§ STATED PROBLEM
From the entries that follow, reproduce exactly and only the lines from the line with "Give me the Plotly source for this chart." to the line with "6, 5, 4, 6, 3, 5, 2, 1]", endpoints included.

§ DATASET
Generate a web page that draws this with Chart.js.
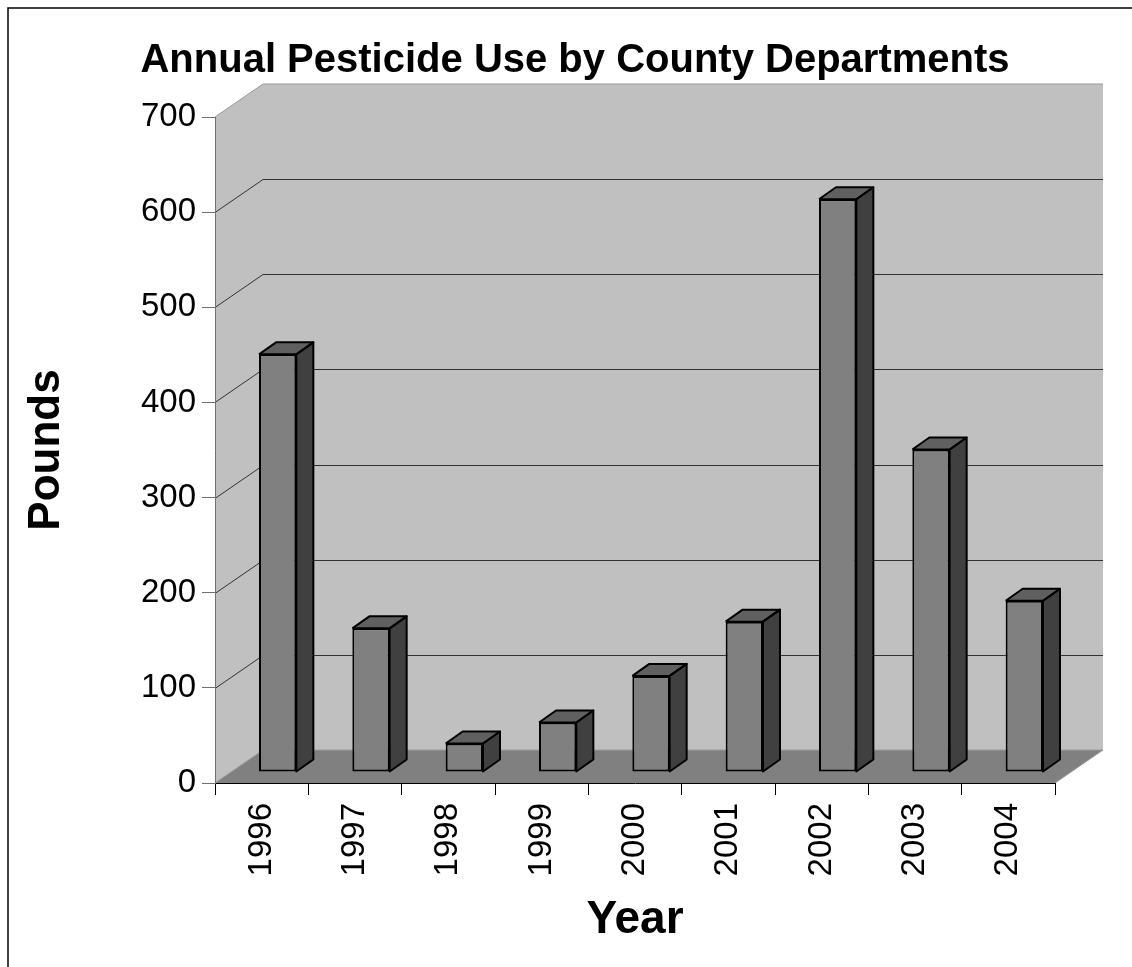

==

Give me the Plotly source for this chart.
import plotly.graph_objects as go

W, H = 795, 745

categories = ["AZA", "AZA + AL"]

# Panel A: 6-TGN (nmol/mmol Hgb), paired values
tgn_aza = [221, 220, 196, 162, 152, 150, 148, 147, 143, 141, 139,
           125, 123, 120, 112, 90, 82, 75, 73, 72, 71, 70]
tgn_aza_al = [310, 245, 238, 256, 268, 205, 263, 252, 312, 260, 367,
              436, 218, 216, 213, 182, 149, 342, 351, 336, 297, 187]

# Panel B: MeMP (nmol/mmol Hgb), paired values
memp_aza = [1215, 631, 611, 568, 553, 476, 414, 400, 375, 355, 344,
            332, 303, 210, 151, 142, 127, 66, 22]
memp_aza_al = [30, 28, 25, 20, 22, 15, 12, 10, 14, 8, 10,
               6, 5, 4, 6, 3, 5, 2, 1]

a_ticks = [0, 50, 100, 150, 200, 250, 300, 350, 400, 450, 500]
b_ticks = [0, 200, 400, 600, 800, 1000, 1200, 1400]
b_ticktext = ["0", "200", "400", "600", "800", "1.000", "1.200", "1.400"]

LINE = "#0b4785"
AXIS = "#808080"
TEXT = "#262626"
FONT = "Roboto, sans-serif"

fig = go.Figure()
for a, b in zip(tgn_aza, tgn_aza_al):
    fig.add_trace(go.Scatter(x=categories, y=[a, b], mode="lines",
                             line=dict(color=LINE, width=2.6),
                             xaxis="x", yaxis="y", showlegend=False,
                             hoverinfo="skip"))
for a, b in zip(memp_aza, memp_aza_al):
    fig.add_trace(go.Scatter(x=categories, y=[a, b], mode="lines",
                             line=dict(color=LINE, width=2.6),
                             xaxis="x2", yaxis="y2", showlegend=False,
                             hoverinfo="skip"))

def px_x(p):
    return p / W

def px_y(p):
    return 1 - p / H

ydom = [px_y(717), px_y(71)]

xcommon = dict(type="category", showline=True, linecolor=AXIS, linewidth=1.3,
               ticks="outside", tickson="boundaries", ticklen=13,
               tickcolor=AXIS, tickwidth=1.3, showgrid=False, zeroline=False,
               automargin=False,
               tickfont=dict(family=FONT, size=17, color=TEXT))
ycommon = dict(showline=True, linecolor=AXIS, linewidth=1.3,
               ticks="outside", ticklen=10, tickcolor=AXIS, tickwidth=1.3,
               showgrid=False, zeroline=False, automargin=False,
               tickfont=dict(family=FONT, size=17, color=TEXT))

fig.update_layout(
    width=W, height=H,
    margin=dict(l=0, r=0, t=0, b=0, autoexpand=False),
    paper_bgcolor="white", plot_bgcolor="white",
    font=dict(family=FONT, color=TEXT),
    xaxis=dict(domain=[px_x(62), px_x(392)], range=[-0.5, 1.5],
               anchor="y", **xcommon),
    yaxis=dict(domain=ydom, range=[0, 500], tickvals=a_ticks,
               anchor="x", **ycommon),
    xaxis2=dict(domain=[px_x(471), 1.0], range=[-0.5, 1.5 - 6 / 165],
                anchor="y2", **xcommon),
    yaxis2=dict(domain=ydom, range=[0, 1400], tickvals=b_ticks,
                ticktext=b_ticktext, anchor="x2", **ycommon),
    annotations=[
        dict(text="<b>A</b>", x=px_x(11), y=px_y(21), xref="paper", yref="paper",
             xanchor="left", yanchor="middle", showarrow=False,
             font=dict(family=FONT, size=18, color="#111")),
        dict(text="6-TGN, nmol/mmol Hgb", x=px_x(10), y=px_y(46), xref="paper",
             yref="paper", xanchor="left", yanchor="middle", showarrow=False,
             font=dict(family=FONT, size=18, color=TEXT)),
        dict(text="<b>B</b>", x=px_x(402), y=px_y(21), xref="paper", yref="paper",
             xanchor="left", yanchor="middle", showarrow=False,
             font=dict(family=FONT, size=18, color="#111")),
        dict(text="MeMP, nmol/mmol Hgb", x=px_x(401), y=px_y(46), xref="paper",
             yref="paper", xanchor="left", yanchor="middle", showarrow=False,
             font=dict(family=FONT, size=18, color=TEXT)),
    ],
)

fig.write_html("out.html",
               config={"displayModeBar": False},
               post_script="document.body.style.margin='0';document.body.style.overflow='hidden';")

§ SOLUTION
Give me the Plotly source for this chart.
import plotly.graph_objects as go

W, H = 795, 745

categories = ["AZA", "AZA + AL"]

# Panel A: 6-TGN (nmol/mmol Hgb), paired values
tgn_aza = [221, 220, 196, 162, 152, 150, 148, 147, 143, 141, 139,
           125, 123, 120, 112, 90, 82, 75, 73, 72, 71, 70]
tgn_aza_al = [310, 245, 238, 256, 268, 205, 263, 252, 312, 260, 367,
              436, 218, 216, 213, 182, 149, 342, 351, 336, 297, 187]

# Panel B: MeMP (nmol/mmol Hgb), paired values
memp_aza = [1215, 631, 611, 568, 553, 476, 414, 400, 375, 355, 344,
            332, 303, 210, 151, 142, 127, 66, 22]
memp_aza_al = [30, 28, 25, 20, 22, 15, 12, 10, 14, 8, 10,
               6, 5, 4, 6, 3, 5, 2, 1]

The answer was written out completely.